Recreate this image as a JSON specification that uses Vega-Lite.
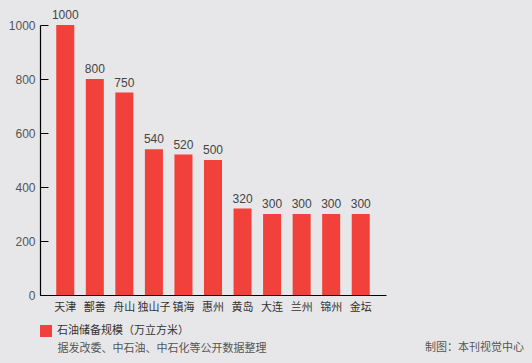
{
  "$schema": "https://vega.github.io/schema/vega-lite/v6.json",
  "width": 346,
  "height": 270,
  "autosize": {"type": "none"},
  "padding": {"left": 40, "top": 25, "right": 146, "bottom": 68},
  "background": "#e7e7e9",
  "config": {
    "view": {"stroke": null},
    "font": "Liberation Sans, Noto Sans CJK SC"
  },
  "title": {
    "text": "制图：本刊视觉中心",
    "orient": "bottom",
    "anchor": "end",
    "frame": "group",
    "dx": 138,
    "dy": -15,
    "fontSize": 11,
    "fontWeight": "normal",
    "color": "#555555",
    "font": "Noto Sans CJK SC"
  },
  "data": {
    "values": [
      {"city": "天津", "value": 1000, "series": "石油储备规模（万立方米）"},
      {"city": "鄯善", "value": 800, "series": "石油储备规模（万立方米）"},
      {"city": "舟山", "value": 750, "series": "石油储备规模（万立方米）"},
      {"city": "独山子", "value": 540, "series": "石油储备规模（万立方米）"},
      {"city": "镇海", "value": 520, "series": "石油储备规模（万立方米）"},
      {"city": "惠州", "value": 500, "series": "石油储备规模（万立方米）"},
      {"city": "黄岛", "value": 320, "series": "石油储备规模（万立方米）"},
      {"city": "大连", "value": 300, "series": "石油储备规模（万立方米）"},
      {"city": "兰州", "value": 300, "series": "石油储备规模（万立方米）"},
      {"city": "锦州", "value": 300, "series": "石油储备规模（万立方米）"},
      {"city": "金坛", "value": 300, "series": "石油储备规模（万立方米）"}
    ]
  },
  "encoding": {
    "x": {
      "field": "city",
      "type": "nominal",
      "sort": null,
      "scale": {"paddingInner": 0.39, "paddingOuter": 0.55},
      "axis": {
        "title": "据发改委、中石油、中石化等公开数据整理",
        "titleAnchor": "start",
        "titleAlign": "left",
        "titleBaseline": "middle",
        "titleX": 17,
        "titleY": 53,
        "titleFontSize": 11,
        "titleFontWeight": "normal",
        "titleColor": "#555555",
        "titleFont": "Noto Sans CJK SC",
        "labelAngle": 0,
        "labelFontSize": 11,
        "labelColor": "#333333",
        "labelFont": "Noto Sans CJK SC",
        "labelPadding": 6,
        "ticks": false,
        "domainColor": "#000000",
        "domainWidth": 1.2
      }
    },
    "y": {
      "field": "value",
      "type": "quantitative",
      "scale": {"domain": [0, 1000]},
      "axis": {
        "title": null,
        "values": [0, 200, 400, 600, 800, 1000],
        "format": "d",
        "grid": false,
        "labelFontSize": 12,
        "labelColor": "#555555",
        "labelPadding": 13,
        "tickSize": -8,
        "tickColor": "#000000",
        "domainColor": "#000000",
        "domainWidth": 1.2
      }
    }
  },
  "layer": [
    {
      "mark": {"type": "bar"},
      "encoding": {
        "color": {
          "field": "series",
          "type": "nominal",
          "scale": {"range": ["#f2403a"]},
          "legend": {
            "title": null,
            "orient": "none",
            "legendX": 0,
            "legendY": 300,
            "symbolType": "square",
            "symbolSize": 144,
            "symbolStrokeWidth": 0,
            "symbolOpacity": 1,
            "labelFontSize": 11,
            "labelColor": "#333333",
            "labelFont": "Noto Sans CJK SC",
            "labelOffset": 5,
            "padding": 0
          }
        }
      }
    },
    {
      "mark": {"type": "text", "baseline": "bottom", "dy": -3, "fontSize": 12, "color": "#444444"},
      "encoding": {"text": {"field": "value", "type": "quantitative"}}
    }
  ]
}
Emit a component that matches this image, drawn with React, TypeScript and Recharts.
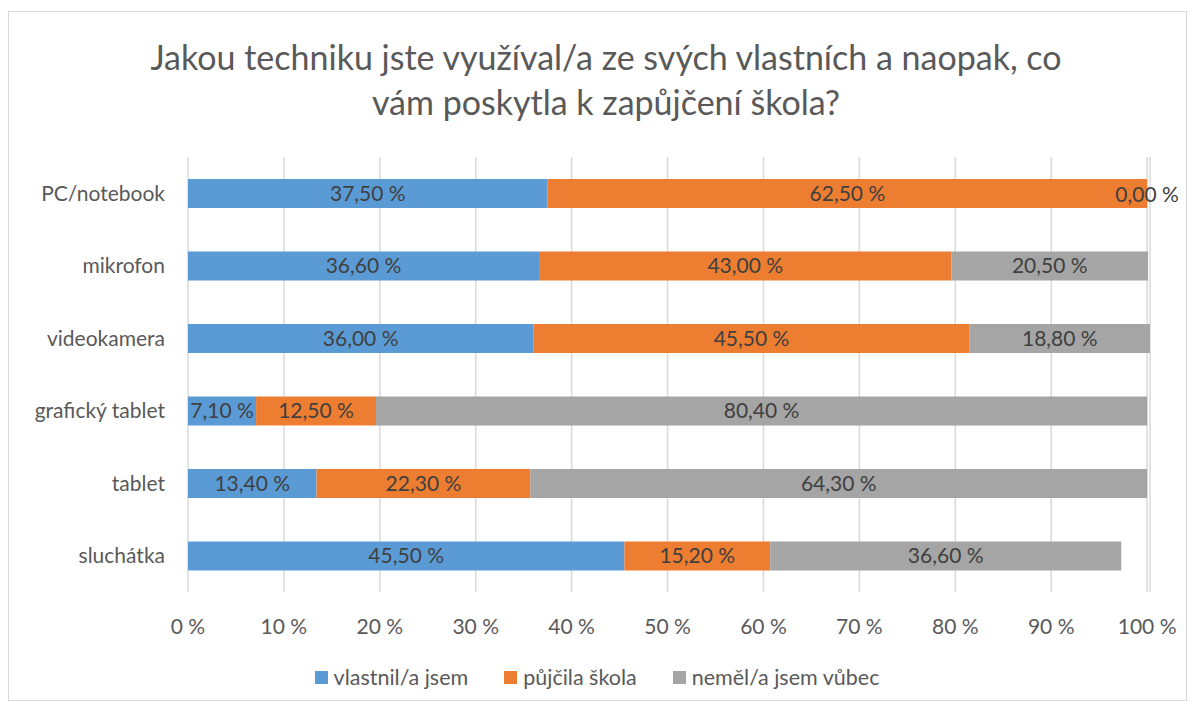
import { BarChart, Bar, XAxis, YAxis, CartesianGrid, LabelList } from "recharts";

const categories = ["PC/notebook", "mikrofon", "videokamera", "grafický tablet", "tablet", "sluchátka"];
const vlastnil = [37.5, 36.6, 36.0, 7.1, 13.4, 45.5];
const pujcila = [62.5, 43.0, 45.5, 12.5, 22.3, 15.2];
const nemel = [0.0, 20.5, 18.8, 80.4, 64.3, 36.6];
const xTicks = [0, 10, 20, 30, 40, 50, 60, 70, 80, 90, 100];

const series = [
  { key: "vlastnil", name: "vlastnil/a jsem", color: "#5b9bd5" },
  { key: "pujcila", name: "půjčila škola", color: "#ed7d31" },
  { key: "nemel", name: "neměl/a jsem vůbec", color: "#a5a5a5" },
];

const data = categories.map((name, i) => ({
  name,
  vlastnil: vlastnil[i],
  pujcila: pujcila[i],
  nemel: nemel[i],
}));

const font = "Lato, 'Open Sans', sans-serif";
const fmt = (v: any) => Number(v).toFixed(2).replace(".", ",") + " %";

// zero-width segments get no label from recharts, so draw them at the end of the previous segment
const ZeroLabel = (props: any) => {
  const { x, y, width, height, index } = props;
  if (nemel[index] !== 0) return null;
  return (
    <text
      x={x + width}
      y={y + height / 2}
      textAnchor="middle"
      dominantBaseline="central"
      fill="#404040"
      fontSize={21}
      fontFamily={font}
    >
      {fmt(nemel[index])}
    </text>
  );
};

const App = () => {
  return (
    <div style={{ position: "absolute", left: 0, top: 0, width: 1194, height: 708, background: "#fff", fontFamily: font }}>
      <div
        style={{
          position: "absolute",
          left: 8,
          top: 11,
          width: 1177,
          height: 688,
          border: "1px solid #d9d9d9",
        }}
      />
      <div
        style={{
          position: "absolute",
          left: 0,
          top: 34,
          width: 1212,
          textAlign: "center",
          fontSize: 34,
          lineHeight: "45px",
          color: "#595959",
        }}
      >
        Jakou techniku jste využíval/a ze svých vlastních a naopak, co
        <br />
        vám poskytla k zapůjčení škola?
      </div>
      <div style={{ position: "absolute", left: 0, top: 0 }}>
        <BarChart
          width={1194}
          height={708}
          data={data}
          layout="vertical"
          margin={{ top: 157, right: 44, bottom: 86, left: 8 }}
        >
          <CartesianGrid horizontal={false} stroke="#d9d9d9" strokeWidth={1.5} />
          <XAxis
            type="number"
            domain={[0, 100]}
            ticks={xTicks}
            tickFormatter={(v) => `${v} %`}
            axisLine={false}
            tickLine={false}
            tickSize={0}
            tickMargin={27}
            height={30}
            tick={{ fill: "#595959", fontSize: 21, fontFamily: font }}
          />
          <YAxis
            type="category"
            dataKey="name"
            width={180}
            axisLine={false}
            tickLine={false}
            tickSize={0}
            tickMargin={23}
            tick={{ fill: "#595959", fontSize: 21, fontFamily: font }}
          />
          {series.map((s) => (
            <Bar key={s.key} dataKey={s.key} name={s.name} stackId="a" fill={s.color} barSize={29} isAnimationActive={false}>
              <LabelList
                dataKey={s.key}
                position="center"
                formatter={fmt}
                fill="#404040"
                fontSize={21}
                fontFamily={font}
              />
              {s.key === "pujcila" && <LabelList dataKey={s.key} content={ZeroLabel} />}
            </Bar>
          ))}
        </BarChart>
      </div>
      <div
        style={{
          position: "absolute",
          left: 0,
          top: 664,
          width: 1194,
          display: "flex",
          justifyContent: "center",
          gap: 36,
          fontSize: 21.5,
          color: "#595959",
          lineHeight: "26px",
        }}
      >
        {series.map((s) => (
          <div key={s.key} style={{ display: "flex", alignItems: "center", gap: 6 }}>
            <span style={{ display: "inline-block", width: 13, height: 13, background: s.color }} />
            <span>{s.name}</span>
          </div>
        ))}
      </div>
    </div>
  );
};

export default App;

What needs to be done :: Set down exactly the lines above, from the line containing "Emit a component" through the line containing "const fmt = (v: any)". Skip the pictures.

Output below ::
Emit a component that matches this image, drawn with React, TypeScript and Recharts.
import { BarChart, Bar, XAxis, YAxis, CartesianGrid, LabelList } from "recharts";

const categories = ["PC/notebook", "mikrofon", "videokamera", "grafický tablet", "tablet", "sluchátka"];
const vlastnil = [37.5, 36.6, 36.0, 7.1, 13.4, 45.5];
const pujcila = [62.5, 43.0, 45.5, 12.5, 22.3, 15.2];
const nemel = [0.0, 20.5, 18.8, 80.4, 64.3, 36.6];
const xTicks = [0, 10, 20, 30, 40, 50, 60, 70, 80, 90, 100];

const series = [
  { key: "vlastnil", name: "vlastnil/a jsem", color: "#5b9bd5" },
  { key: "pujcila", name: "půjčila škola", color: "#ed7d31" },
  { key: "nemel", name: "neměl/a jsem vůbec", color: "#a5a5a5" },
];

const data = categories.map((name, i) => ({
  name,
  vlastnil: vlastnil[i],
  pujcila: pujcila[i],
  nemel: nemel[i],
}));

const font = "Lato, 'Open Sans', sans-serif";
const fmt = (v: any) => Number(v).toFixed(2).replace(".", ",") + " %";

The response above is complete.